* Stated goal *
Write out, exactly and only, the lines that run from the top of the records to the line with "minimum width=180pt, minimum". Include both ends; exclude pictures.

* Record set *

-=-=-=-=-

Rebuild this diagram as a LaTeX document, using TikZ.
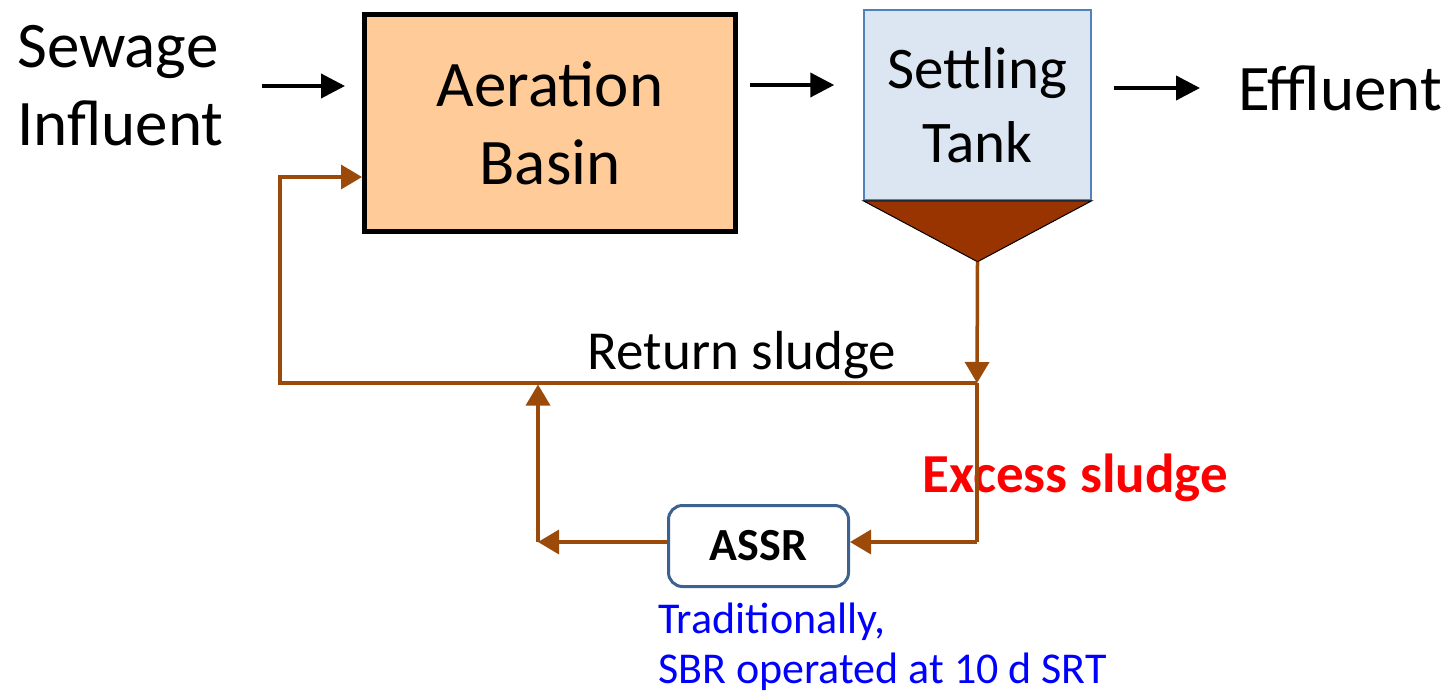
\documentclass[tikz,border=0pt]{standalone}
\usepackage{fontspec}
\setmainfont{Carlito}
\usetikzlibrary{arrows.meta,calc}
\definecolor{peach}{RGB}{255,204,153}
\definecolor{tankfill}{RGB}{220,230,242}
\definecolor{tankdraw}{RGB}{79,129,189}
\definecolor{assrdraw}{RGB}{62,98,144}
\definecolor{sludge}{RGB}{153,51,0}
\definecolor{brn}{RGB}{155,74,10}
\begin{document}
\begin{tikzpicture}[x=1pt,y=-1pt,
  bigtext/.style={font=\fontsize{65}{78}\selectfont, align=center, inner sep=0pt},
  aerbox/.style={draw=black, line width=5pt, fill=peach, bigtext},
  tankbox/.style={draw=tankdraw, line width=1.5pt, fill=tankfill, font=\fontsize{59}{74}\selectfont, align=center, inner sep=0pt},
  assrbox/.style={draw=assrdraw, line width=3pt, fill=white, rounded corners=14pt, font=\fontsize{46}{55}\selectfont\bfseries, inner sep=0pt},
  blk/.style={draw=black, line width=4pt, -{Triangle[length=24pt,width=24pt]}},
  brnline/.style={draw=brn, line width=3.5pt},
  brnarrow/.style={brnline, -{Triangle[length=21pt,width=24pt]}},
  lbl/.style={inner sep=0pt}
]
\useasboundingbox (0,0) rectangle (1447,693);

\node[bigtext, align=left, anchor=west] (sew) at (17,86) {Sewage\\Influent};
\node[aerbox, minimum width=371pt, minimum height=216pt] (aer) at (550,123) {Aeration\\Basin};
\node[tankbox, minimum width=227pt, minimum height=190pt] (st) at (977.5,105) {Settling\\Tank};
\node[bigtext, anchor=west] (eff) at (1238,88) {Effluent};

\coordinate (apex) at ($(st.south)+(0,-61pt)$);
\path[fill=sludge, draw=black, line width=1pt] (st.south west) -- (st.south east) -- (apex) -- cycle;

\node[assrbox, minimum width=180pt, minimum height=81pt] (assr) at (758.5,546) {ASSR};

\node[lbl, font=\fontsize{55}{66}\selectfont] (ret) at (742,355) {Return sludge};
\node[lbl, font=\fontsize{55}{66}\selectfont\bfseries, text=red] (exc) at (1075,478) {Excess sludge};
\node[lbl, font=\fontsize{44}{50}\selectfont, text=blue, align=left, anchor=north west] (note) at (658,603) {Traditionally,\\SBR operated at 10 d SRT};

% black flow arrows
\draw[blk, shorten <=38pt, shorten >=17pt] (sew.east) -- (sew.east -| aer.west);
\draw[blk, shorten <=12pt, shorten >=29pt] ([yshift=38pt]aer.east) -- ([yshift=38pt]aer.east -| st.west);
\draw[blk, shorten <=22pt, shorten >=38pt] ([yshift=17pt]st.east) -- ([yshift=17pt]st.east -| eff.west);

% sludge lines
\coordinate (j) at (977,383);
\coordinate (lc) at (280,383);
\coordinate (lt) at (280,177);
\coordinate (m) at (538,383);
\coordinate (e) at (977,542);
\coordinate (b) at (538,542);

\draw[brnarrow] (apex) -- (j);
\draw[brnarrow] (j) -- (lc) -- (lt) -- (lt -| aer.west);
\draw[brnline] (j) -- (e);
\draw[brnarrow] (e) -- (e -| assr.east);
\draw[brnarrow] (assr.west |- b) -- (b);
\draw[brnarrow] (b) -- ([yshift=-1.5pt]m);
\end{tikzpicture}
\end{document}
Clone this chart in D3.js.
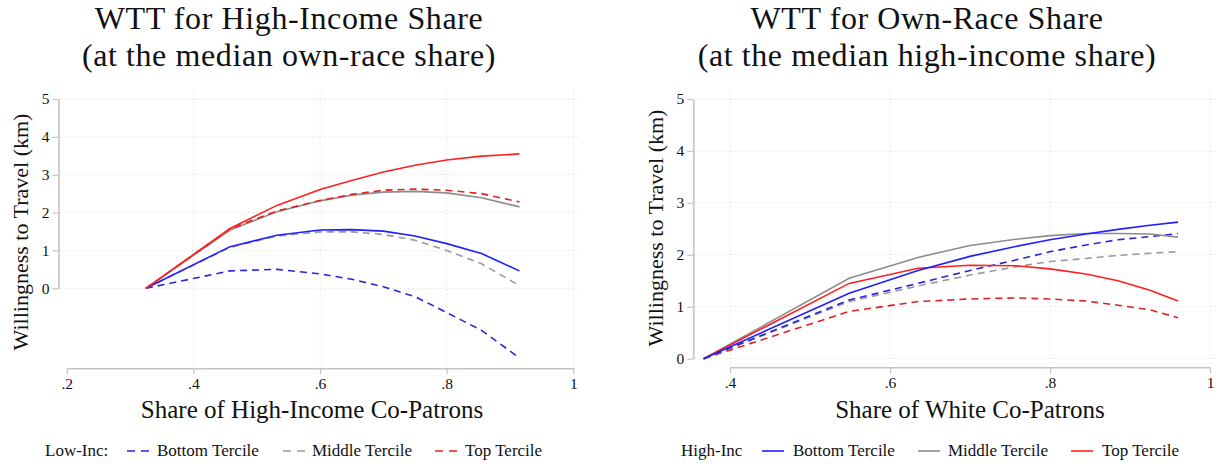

-=-=-=-=-

* Task output *
Rebuild this diagram as a LaTeX document, using TikZ.
\documentclass[tikz,border=0pt]{standalone}
\usepackage{fontspec}
\setmainfont{Carlito}
\usetikzlibrary{arrows.meta,calc}
\definecolor{peach}{RGB}{255,204,153}
\definecolor{tankfill}{RGB}{220,230,242}
\definecolor{tankdraw}{RGB}{79,129,189}
\definecolor{assrdraw}{RGB}{62,98,144}
\definecolor{sludge}{RGB}{153,51,0}
\definecolor{brn}{RGB}{155,74,10}
\begin{document}
\begin{tikzpicture}[x=1pt,y=-1pt,
  bigtext/.style={font=\fontsize{65}{78}\selectfont, align=center, inner sep=0pt},
  aerbox/.style={draw=black, line width=5pt, fill=peach, bigtext},
  tankbox/.style={draw=tankdraw, line width=1.5pt, fill=tankfill, font=\fontsize{59}{74}\selectfont, align=center, inner sep=0pt},
  assrbox/.style={draw=assrdraw, line width=3pt, fill=white, rounded corners=14pt, font=\fontsize{46}{55}\selectfont\bfseries, inner sep=0pt},
  blk/.style={draw=black, line width=4pt, -{Triangle[length=24pt,width=24pt]}},
  brnline/.style={draw=brn, line width=3.5pt},
  brnarrow/.style={brnline, -{Triangle[length=21pt,width=24pt]}},
  lbl/.style={inner sep=0pt}
]
\useasboundingbox (0,0) rectangle (1447,693);

\node[bigtext, align=left, anchor=west] (sew) at (17,86) {Sewage\\Influent};
\node[aerbox, minimum width=371pt, minimum height=216pt] (aer) at (550,123) {Aeration\\Basin};
\node[tankbox, minimum width=227pt, minimum height=190pt] (st) at (977.5,105) {Settling\\Tank};
\node[bigtext, anchor=west] (eff) at (1238,88) {Effluent};

\coordinate (apex) at ($(st.south)+(0,-61pt)$);
\path[fill=sludge, draw=black, line width=1pt] (st.south west) -- (st.south east) -- (apex) -- cycle;

\node[assrbox, minimum width=180pt, minimum height=81pt] (assr) at (758.5,546) {ASSR};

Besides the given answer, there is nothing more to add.